GOAL | Check every line of the entries that follow, and copy the ones containing "drawn".

Rows from a dataset of charts and code:
»»
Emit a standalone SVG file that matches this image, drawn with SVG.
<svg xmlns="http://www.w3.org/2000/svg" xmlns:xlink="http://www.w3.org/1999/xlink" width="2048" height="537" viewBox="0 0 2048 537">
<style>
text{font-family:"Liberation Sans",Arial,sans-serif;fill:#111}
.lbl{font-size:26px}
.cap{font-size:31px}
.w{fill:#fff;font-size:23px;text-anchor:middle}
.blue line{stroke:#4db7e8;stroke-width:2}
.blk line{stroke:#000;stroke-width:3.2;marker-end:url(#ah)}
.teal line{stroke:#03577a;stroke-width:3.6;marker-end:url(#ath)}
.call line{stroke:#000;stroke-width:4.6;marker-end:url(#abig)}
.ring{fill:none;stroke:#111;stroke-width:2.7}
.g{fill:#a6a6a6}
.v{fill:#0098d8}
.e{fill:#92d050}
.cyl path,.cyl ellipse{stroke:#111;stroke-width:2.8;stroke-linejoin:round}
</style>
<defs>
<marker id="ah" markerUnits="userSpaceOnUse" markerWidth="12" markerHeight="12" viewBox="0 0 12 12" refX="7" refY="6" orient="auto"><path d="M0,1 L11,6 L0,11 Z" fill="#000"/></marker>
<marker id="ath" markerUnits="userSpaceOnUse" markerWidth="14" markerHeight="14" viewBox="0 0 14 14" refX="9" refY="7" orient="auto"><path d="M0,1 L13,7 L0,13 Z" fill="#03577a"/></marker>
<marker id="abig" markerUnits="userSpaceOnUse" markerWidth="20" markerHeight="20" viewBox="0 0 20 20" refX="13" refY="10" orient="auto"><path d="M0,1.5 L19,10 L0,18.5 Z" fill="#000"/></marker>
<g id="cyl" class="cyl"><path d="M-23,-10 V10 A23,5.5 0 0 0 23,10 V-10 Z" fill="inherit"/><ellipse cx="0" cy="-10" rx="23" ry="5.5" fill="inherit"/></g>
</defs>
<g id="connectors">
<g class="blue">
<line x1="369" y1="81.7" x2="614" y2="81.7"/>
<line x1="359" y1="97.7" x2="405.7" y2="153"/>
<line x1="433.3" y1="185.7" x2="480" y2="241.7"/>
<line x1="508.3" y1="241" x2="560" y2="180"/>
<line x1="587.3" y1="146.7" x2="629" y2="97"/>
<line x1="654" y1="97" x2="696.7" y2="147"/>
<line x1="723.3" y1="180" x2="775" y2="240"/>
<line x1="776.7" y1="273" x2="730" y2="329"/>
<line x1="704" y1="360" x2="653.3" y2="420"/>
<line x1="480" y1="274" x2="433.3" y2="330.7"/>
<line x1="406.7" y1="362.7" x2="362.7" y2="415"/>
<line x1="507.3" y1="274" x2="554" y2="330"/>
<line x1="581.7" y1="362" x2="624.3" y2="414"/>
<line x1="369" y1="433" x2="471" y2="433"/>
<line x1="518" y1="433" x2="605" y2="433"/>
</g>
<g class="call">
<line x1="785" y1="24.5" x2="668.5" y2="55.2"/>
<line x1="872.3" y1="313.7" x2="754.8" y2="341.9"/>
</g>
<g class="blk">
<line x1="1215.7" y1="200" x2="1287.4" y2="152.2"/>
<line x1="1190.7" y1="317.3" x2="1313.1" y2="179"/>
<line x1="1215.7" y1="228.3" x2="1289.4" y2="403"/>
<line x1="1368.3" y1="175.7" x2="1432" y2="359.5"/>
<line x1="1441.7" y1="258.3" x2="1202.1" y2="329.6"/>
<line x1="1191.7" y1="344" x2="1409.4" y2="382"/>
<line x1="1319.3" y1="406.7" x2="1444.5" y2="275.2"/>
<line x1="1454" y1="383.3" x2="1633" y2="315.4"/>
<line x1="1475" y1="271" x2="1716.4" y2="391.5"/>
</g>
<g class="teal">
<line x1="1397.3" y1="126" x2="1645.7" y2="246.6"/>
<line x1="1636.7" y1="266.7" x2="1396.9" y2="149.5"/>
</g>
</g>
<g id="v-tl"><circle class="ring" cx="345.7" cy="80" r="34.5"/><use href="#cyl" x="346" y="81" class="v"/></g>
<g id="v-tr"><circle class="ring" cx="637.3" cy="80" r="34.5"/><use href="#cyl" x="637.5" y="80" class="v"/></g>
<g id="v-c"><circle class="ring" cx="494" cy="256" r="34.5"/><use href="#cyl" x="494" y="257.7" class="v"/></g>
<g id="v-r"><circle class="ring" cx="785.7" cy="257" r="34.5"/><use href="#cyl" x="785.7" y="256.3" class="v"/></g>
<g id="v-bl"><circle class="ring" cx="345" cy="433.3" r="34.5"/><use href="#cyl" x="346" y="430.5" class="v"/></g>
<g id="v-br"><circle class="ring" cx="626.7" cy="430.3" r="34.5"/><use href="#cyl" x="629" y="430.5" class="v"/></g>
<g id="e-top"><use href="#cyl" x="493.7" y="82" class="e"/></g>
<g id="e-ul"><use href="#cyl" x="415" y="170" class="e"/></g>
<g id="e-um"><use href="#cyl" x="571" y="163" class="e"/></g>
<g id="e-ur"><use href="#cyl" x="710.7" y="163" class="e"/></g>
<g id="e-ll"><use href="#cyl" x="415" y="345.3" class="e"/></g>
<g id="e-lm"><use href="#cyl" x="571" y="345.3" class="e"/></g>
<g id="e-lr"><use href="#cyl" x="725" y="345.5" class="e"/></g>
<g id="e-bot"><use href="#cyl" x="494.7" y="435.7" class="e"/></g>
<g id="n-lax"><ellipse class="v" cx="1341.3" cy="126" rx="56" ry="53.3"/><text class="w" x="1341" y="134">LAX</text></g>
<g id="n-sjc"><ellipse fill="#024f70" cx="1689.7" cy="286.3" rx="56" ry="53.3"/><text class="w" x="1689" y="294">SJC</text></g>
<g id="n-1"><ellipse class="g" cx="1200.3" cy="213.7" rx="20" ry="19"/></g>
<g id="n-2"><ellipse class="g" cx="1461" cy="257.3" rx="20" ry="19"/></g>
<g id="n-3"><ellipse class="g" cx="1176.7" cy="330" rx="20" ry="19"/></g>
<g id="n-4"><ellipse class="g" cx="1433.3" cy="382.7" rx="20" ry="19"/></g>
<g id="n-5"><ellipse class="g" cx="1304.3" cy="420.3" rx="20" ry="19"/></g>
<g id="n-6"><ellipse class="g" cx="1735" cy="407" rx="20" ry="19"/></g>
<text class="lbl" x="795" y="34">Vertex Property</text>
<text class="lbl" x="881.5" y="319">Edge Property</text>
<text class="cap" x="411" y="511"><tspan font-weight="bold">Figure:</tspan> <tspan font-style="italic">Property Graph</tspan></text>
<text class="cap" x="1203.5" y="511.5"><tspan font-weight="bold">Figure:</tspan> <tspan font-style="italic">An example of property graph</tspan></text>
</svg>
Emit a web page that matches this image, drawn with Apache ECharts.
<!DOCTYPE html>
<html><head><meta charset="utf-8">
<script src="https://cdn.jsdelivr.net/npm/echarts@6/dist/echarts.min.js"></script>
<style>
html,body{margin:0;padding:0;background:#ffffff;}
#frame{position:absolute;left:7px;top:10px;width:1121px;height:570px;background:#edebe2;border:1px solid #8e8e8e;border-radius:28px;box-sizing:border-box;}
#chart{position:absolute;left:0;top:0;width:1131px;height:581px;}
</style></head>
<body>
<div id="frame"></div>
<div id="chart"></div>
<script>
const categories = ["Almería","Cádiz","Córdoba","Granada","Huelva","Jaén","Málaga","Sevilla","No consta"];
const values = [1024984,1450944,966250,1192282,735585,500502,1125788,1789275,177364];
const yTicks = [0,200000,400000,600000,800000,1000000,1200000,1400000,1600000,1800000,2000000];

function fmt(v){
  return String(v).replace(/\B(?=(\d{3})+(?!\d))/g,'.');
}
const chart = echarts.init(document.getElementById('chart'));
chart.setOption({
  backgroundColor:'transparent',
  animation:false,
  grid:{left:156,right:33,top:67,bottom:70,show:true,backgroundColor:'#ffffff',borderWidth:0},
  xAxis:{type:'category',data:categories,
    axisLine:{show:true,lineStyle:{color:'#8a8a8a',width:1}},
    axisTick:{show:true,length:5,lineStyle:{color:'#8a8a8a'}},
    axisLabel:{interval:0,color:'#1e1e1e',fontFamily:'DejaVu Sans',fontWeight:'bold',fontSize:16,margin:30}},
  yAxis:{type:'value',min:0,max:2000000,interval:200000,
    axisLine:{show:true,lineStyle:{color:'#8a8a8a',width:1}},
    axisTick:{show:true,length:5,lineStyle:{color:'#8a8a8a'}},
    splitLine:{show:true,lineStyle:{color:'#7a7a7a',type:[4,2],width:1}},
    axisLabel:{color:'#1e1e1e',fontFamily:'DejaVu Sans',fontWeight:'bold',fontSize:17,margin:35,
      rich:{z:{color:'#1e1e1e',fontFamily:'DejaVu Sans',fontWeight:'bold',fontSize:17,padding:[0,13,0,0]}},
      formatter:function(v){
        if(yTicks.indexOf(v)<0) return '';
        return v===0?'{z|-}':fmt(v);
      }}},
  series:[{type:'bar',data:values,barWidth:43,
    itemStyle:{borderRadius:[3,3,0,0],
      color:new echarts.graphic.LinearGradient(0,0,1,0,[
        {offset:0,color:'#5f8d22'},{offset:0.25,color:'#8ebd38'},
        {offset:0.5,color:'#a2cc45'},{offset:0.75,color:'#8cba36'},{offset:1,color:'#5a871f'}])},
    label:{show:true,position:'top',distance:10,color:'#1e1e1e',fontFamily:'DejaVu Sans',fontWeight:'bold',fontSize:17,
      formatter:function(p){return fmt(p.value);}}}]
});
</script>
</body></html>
««
RESULT OF THE EXERCISE |
Emit a standalone SVG file that matches this image, drawn with SVG.
Emit a web page that matches this image, drawn with Apache ECharts.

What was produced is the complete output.